**Problem to work on:**
Copy out the data below as written; omit any images.

**Supplied material:**
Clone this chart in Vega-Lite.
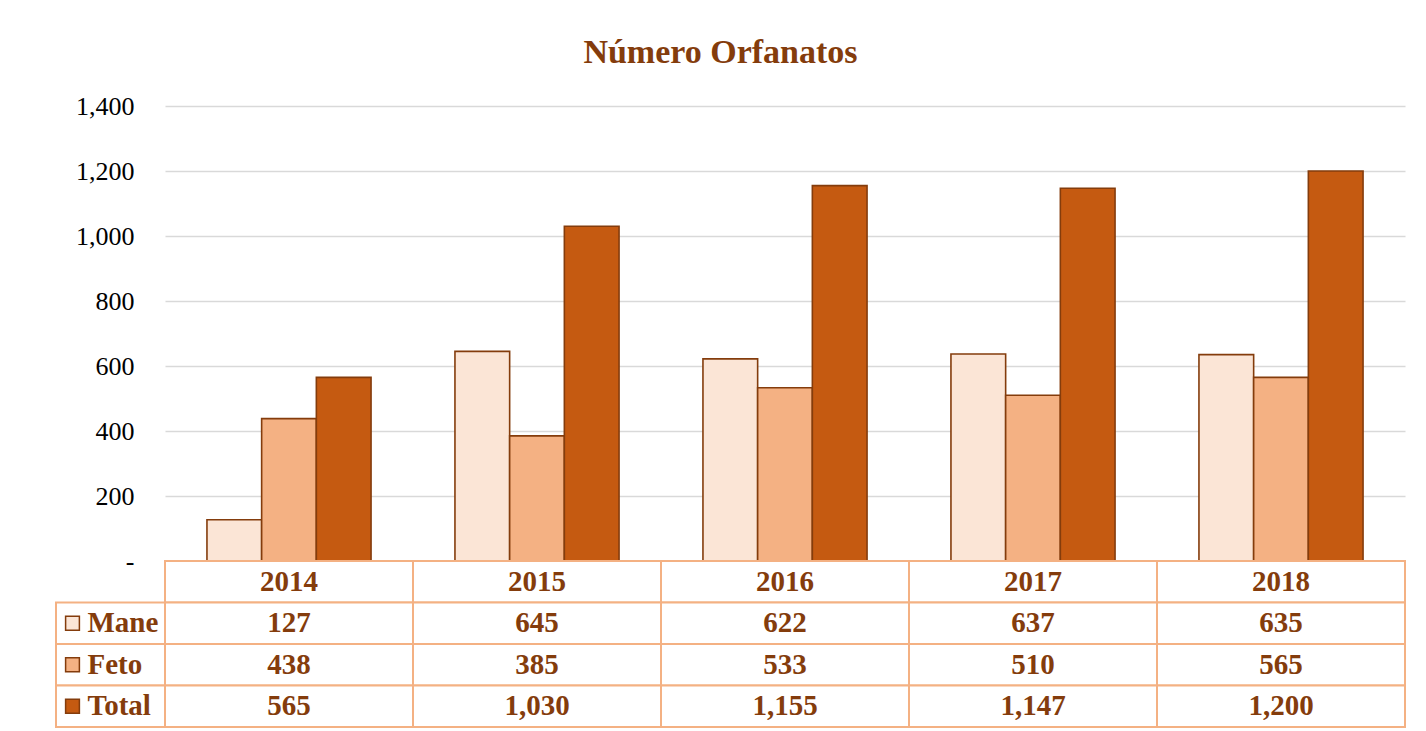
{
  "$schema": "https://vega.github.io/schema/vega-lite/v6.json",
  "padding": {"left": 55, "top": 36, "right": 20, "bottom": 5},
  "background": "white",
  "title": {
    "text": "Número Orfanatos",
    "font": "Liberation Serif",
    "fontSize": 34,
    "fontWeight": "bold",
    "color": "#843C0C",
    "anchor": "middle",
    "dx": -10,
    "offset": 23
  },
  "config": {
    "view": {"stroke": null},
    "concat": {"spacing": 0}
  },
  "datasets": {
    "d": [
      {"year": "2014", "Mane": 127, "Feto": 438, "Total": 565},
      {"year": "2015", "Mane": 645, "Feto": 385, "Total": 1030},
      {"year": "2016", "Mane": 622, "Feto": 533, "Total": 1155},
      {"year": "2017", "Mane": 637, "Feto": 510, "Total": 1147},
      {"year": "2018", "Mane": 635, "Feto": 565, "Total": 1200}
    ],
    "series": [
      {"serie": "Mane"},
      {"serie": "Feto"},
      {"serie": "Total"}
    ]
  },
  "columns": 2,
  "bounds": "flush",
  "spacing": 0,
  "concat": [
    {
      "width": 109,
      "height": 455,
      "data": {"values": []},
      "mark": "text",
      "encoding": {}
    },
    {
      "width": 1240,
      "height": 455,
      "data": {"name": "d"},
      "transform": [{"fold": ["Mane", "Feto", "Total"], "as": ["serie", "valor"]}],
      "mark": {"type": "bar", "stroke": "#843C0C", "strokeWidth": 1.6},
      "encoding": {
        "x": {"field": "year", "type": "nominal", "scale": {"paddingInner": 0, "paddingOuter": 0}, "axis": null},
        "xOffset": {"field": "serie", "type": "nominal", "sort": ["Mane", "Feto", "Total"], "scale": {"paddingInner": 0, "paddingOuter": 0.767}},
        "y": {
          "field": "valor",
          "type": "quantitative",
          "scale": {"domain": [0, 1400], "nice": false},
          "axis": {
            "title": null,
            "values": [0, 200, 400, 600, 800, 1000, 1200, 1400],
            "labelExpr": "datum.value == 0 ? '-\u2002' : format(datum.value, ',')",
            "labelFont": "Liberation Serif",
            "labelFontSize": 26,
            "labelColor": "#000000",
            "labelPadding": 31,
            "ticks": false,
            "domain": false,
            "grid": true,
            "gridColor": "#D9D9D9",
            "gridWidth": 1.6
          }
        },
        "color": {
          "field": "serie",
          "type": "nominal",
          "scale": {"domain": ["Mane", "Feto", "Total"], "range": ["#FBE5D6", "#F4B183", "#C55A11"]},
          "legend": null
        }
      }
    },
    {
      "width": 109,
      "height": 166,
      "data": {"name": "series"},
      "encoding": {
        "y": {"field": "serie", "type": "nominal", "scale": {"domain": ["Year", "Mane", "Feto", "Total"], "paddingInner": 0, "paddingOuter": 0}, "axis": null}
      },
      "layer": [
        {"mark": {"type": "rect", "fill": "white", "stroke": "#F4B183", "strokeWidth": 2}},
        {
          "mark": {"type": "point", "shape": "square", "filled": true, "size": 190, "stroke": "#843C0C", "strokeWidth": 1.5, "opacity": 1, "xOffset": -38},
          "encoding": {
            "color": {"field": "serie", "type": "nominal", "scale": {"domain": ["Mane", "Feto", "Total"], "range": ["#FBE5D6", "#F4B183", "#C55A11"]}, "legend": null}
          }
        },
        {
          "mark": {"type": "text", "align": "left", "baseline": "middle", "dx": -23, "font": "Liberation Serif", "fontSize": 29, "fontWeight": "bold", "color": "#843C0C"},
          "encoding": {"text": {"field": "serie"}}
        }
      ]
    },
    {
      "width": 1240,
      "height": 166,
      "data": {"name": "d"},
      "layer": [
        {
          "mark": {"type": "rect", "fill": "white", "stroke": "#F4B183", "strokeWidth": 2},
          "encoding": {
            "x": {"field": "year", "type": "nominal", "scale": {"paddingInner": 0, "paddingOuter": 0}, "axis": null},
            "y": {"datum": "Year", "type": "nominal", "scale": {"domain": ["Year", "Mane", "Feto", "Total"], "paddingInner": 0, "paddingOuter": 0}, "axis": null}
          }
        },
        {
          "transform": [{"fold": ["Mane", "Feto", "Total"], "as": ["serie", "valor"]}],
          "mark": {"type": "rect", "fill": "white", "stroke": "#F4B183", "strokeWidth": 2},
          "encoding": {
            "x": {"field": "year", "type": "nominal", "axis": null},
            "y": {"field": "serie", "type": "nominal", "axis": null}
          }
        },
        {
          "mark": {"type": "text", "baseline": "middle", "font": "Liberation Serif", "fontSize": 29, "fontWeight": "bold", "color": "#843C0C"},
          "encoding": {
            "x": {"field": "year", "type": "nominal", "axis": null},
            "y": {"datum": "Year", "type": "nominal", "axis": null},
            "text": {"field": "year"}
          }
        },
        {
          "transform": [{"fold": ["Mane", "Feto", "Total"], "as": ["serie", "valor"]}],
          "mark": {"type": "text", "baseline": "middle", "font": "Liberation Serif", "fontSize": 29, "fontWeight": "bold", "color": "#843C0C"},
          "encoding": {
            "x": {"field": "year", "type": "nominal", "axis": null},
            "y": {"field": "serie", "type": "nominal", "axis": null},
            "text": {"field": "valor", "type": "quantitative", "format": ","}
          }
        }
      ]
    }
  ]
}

**Response for this exercise:**
Clone this chart in Vega-Lite.
{
  "$schema": "https://vega.github.io/schema/vega-lite/v6.json",
  "padding": {"left": 55, "top": 36, "right": 20, "bottom": 5},
  "background": "white",
  "title": {
    "text": "Número Orfanatos",
    "font": "Liberation Serif",
    "fontSize": 34,
    "fontWeight": "bold",
    "color": "#843C0C",
    "anchor": "middle",
    "dx": -10,
    "offset": 23
  },
  "config": {
    "view": {"stroke": null},
    "concat": {"spacing": 0}
  },
  "datasets": {
    "d": [
      {"year": "2014", "Mane": 127, "Feto": 438, "Total": 565},
      {"year": "2015", "Mane": 645, "Feto": 385, "Total": 1030},
      {"year": "2016", "Mane": 622, "Feto": 533, "Total": 1155},
      {"year": "2017", "Mane": 637, "Feto": 510, "Total": 1147},
      {"year": "2018", "Mane": 635, "Feto": 565, "Total": 1200}
    ],
    "series": [
      {"serie": "Mane"},
      {"serie": "Feto"},
      {"serie": "Total"}
    ]
  },
  "columns": 2,
  "bounds": "flush",
  "spacing": 0,
  "concat": [
    {
      "width": 109,
      "height": 455,
      "data": {"values": []},
      "mark": "text",
      "encoding": {}
    },
    {
      "width": 1240,
      "height": 455,
      "data": {"name": "d"},
      "transform": [{"fold": ["Mane", "Feto", "Total"], "as": ["serie", "valor"]}],
      "mark": {"type": "bar", "stroke": "#843C0C", "strokeWidth": 1.6},
      "encoding": {
        "x": {"field": "year", "type": "nominal", "scale": {"paddingInner": 0, "paddingOuter": 0}, "axis": null},
        "xOffset": {"field": "serie", "type": "nominal", "sort": ["Mane", "Feto", "Total"], "scale": {"paddingInner": 0, "paddingOuter": 0.767}},
        "y": {
          "field": "valor",
          "type": "quantitative",
          "scale": {"domain": [0, 1400], "nice": false},
          "axis": {
            "title": null,
            "values": [0, 200, 400, 600, 800, 1000, 1200, 1400],
            "labelExpr": "datum.value == 0 ? '-\u2002' : format(datum.value, ',')",
            "labelFont": "Liberation Serif",
            "labelFontSize": 26,
            "labelColor": "#000000",
            "labelPadding": 31,
            "ticks": false,
            "domain": false,
            "grid": true,
            "gridColor": "#D9D9D9",
            "gridWidth": 1.6
          }
        },
        "color": {
          "field": "serie",
          "type": "nominal",
          "scale": {"domain": ["Mane", "Feto", "Total"], "range": ["#FBE5D6", "#F4B183", "#C55A11"]},
          "legend": null
        }
      }
    },
    {
      "width": 109,
      "height": 166,
      "data": {"name": "series"},
      "encoding": {
        "y": {"field": "serie", "type": "nominal", "scale": {"domain": ["Year", "Mane", "Feto", "Total"], "paddingInner": 0, "paddingOuter": 0}, "axis": null}
      },
      "layer": [
        {"mark": {"type": "rect", "fill": "white", "stroke": "#F4B183", "strokeWidth": 2}},
        {
          "mark": {"type": "point", "shape": "square", "filled": true, "size": 190, "stroke": "#843C0C", "strokeWidth": 1.5, "opacity": 1, "xOffset": -38},
          "encoding": {
            "color": {"field": "serie", "type": "nominal", "scale": {"domain": ["Mane", "Feto", "Total"], "range": ["#FBE5D6", "#F4B183", "#C55A11"]}, "legend": null}
          }
        },
        {
          "mark": {"type": "text", "align": "left", "baseline": "middle", "dx": -23, "font": "Liberation Serif", "fontSize": 29, "fontWeight": "bold", "color": "#843C0C"},
          "encoding": {"text": {"field": "serie"}}
        }
      ]
    },
    {
      "width": 1240,
      "height": 166,
      "data": {"name": "d"},
      "layer": [
        {
          "mark": {"type": "rect", "fill": "white", "stroke": "#F4B183", "strokeWidth": 2},
          "encoding": {
            "x": {"field": "year", "type": "nominal", "scale": {"paddingInner": 0, "paddingOuter": 0}, "axis": null},
            "y": {"datum": "Year", "type": "nominal", "scale": {"domain": ["Year", "Mane", "Feto", "Total"], "paddingInner": 0, "paddingOuter": 0}, "axis": null}
          }
        },
        {
          "transform": [{"fold": ["Mane", "Feto", "Total"], "as": ["serie", "valor"]}],
          "mark": {"type": "rect", "fill": "white", "stroke": "#F4B183", "strokeWidth": 2},
          "encoding": {
            "x": {"field": "year", "type": "nominal", "axis": null},
            "y": {"field": "serie", "type": "nominal", "axis": null}
          }
        },
        {
          "mark": {"type": "text", "baseline": "middle", "font": "Liberation Serif", "fontSize": 29, "fontWeight": "bold", "color": "#843C0C"},
          "encoding": {
            "x": {"field": "year", "type": "nominal", "axis": null},
            "y": {"datum": "Year", "type": "nominal", "axis": null},
            "text": {"field": "year"}
          }
        },
        {
          "transform": [{"fold": ["Mane", "Feto", "Total"], "as": ["serie", "valor"]}],
          "mark": {"type": "text", "baseline": "middle", "font": "Liberation Serif", "fontSize": 29, "fontWeight": "bold", "color": "#843C0C"},
          "encoding": {
            "x": {"field": "year", "type": "nominal", "axis": null},
            "y": {"field": "serie", "type": "nominal", "axis": null},
            "text": {"field": "valor", "type": "quantitative", "format": ","}
          }
        }
      ]
    }
  ]
}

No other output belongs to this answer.